The major militant Islamist network in Indonesia, comprising the Jemaah Islamiyah (JI) and its associated groups, was believed to have been responsible for dozens of violent incidents after 2000, including the Bali bombings of 2002 and 2005. Generally JI sympathized with al-Qaeda’s ideology, openly supported al-Qaeda and other militant ideologues by translating and publishing their work in Indonesia, and sent hundreds of fighters (mujahidin) to Afghanistan for training. The Indonesian militant Islamist groups were not foreign controlled, but they shared some features with a broader militant Islamist network.

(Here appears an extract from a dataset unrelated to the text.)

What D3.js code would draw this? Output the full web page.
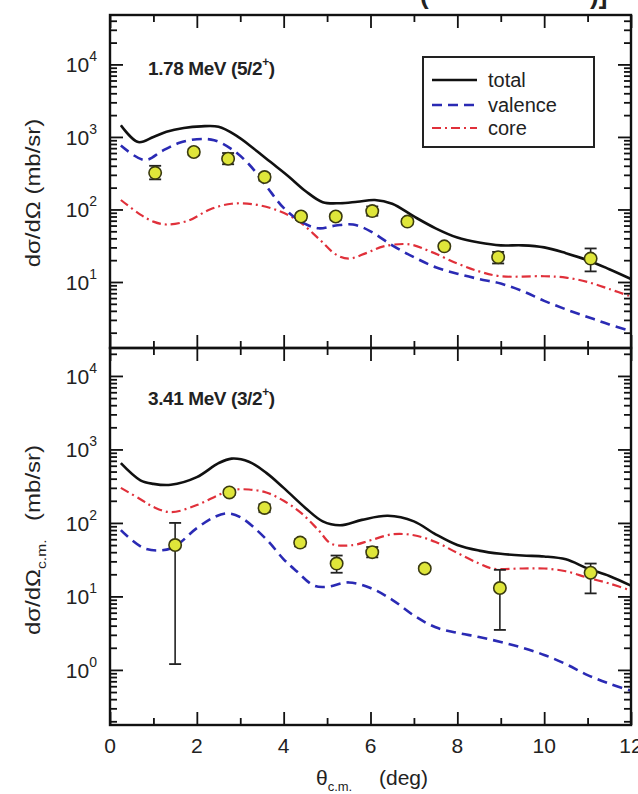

This essay takes as its point of departure Albert-Laszlo Barabasi’s characterization of al-Qaeda as a matrix of self-organized networks, not a military organization with structured divisions. In Barabasi’s theorization of networks, al-Qaeda appears as a “scale-free network” of a limited number of persons who had accumulated many nodes in a scattered and self-sustaining web. Hence, JI was loosely organized and yet hierarchical, composed of small cells held together by personal loyalties, family, school, and other friendly connections. Faced with intensifying police assaults, militant Islamists increasingly fell back on their networks. Using published reports and the author’s own interviews with relevant individuals, this essay traces the links and nodes of the militant Islamic networks in Indonesia and examines why and how jihadists in Indonesia tenaciously sustained their violent activities.